No, _explorator boni amoris, _but here I think _boni __perquisitor __amoris _collocates better. _De_ wasn't used in Latin as it is in Romance languages (Romanian doesn't use it that much either). It meant _about, concerning _and required the ablative case.


----------



## gred

Again, pardon my lack of knowledge of latin, but wouldn't "_boni __perquisitor __amoris" _be more like "good seeker of love" and a "seeker of good love" would be more like "perquisitor boni amoris"?  That's a guess based on the earlier "_explorator boni amoris".  _Thanks for your patience - gred


----------



## Joca

Hi Jazyk

I may be wrong, but I have been thinking about our friend's request. I think that actually a better translation should start from: (the) book about good love.  I mean, rather than using the Genitive (of), you'd use the Preposition De meaning about, concerning. Thus:

*Liber de Bono Amore*

I think that the Genitive would be ok if it stood for a characteristic of the book, not about its subject, as I think is the case. 

Let me hear from you.

JC


----------



## jazyk

I totally agree with you, Joca. The thing is that Book _of _Good Love (and the entire concept, to tell you the truth) doesn't make much sense to me, so I thought it was safer to translate it as literally as possible so the chances I would fall into an error would be slimmer.


----------



## gred

From what you've both said, I think *Liber de Bono Amore *does capture what I was originally looking for - an equivalent title.  Again, the book is about love, with material from Ovid and other earlier authors, fables, praises to Mary and God, as well as seductions and earthly love.  The author makes it clear that one can find what one looks for in his book - either godly love or earthly love - much as the Greek and the Roman who have a debate with sign language and misinterpret each other's signs.  They each see what they want to see, as we all do.

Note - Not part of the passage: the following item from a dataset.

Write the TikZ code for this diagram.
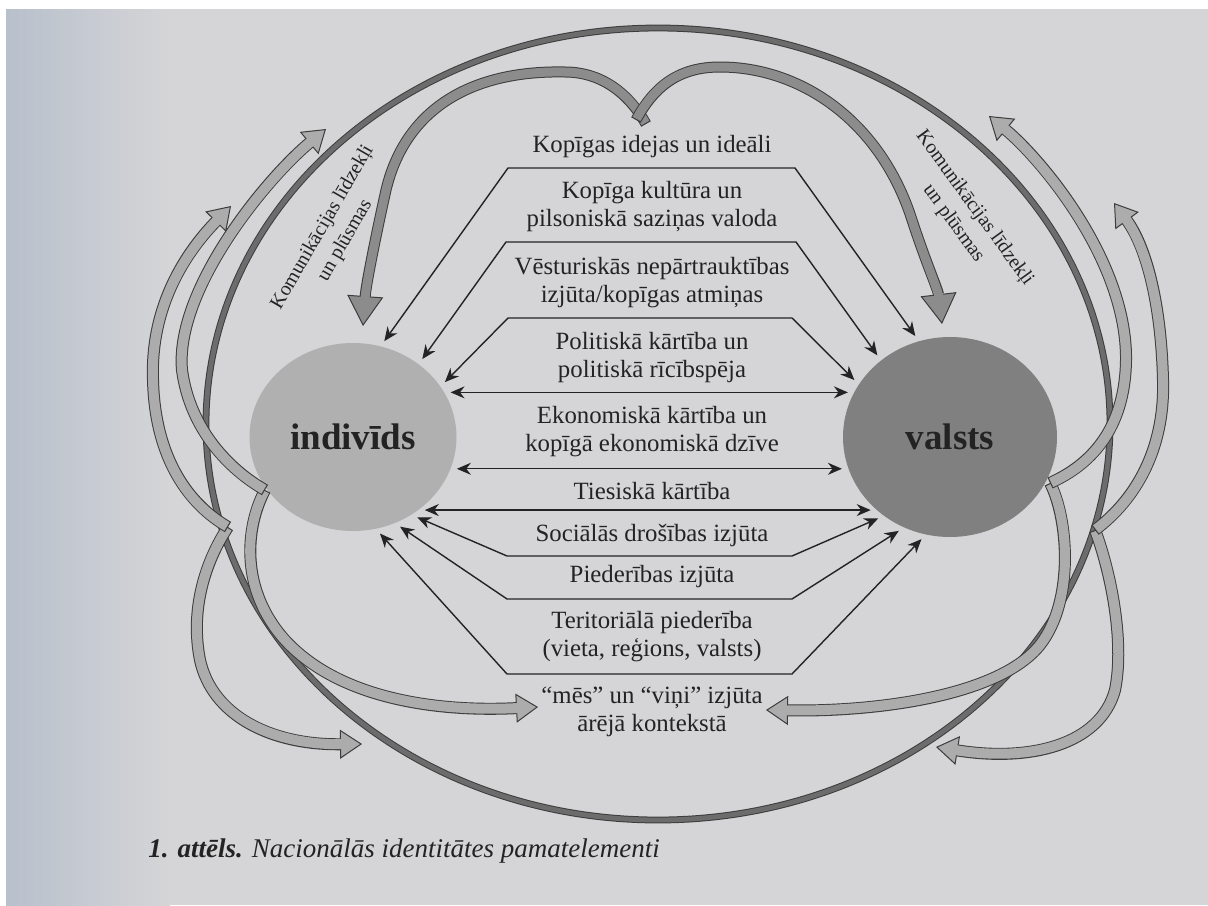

What I am doing is making up a coin, modeled after Roman coins of Hadrian with a representation of Hispania but wanted the reverse legend to reflect something of this *Book of Good Love.*  But during the discussion, I think I like "_seeker of good love" _better than the actual title, to describe a person who is looking for what good love is.

Jazyk - I think your word _perquisitor_ is good for seeker, but I am unclear as to the word order, for the "good" to describe the love, not the seeker? 

"_boni __perquisitor __amoris" or _"perquisitor boni amoris"?

I shared the story of the Greek and Roman debate for Hispanic Heritage at work, and if either of you are interested I could send the excerpt in a pdf - gred


----------



## Whodunit

gred said:


> Jazyk - I think your word _perquisitor_ is good for seeker, but I am unclear as to the word order, for the "good" to describe the love, not the seeker?
> 
> "_boni __perquisitor __amoris" or _"perquisitor boni amoris"?


 
You have to bear in mind that Latin is totally different from English. 

The word order in Latin is nearly free, which makes it often hard to translate into modern languages. You have to translate (as a beginner) "block by block." In your short sentence "perquisitor boni amoris," the blocks are "perquisitor" and "boni amoris." You can play around with the word order, but the translation (and the meaning in most cases) remains the same. It's just for stylistic reasons to put the verb to the beginning or use hyperbaton.

Jazyk did the same here:

perquisitor boni amoris = literally: seeker of good love
amoris boni perquitor = literally: of love good seeker
...

I like the use of hyperbaton in Latin. It kind of gives the feel of how the Romans then spoke.

By the way, I would have chosen "investigator" for "seeker," because that's the word I've learned to use for people who search for some treasure (like Archimedes's sepulcher).


----------



## gred

Wow - it took me years to learn Spanish, and I'm past the years of easy language learning, so Latin is beyond me, but I appreciate everyone's help.

Well, I think I know what I need the coin to say.  Love is the most important word, so for hyperbaton or word order, it should be first.  And that it is good love is second most important, so good next, and then I like searcher in the sense of searching for treasure (people who search for some treasure (like Archimedes's sepulcher)), so inquisitor last.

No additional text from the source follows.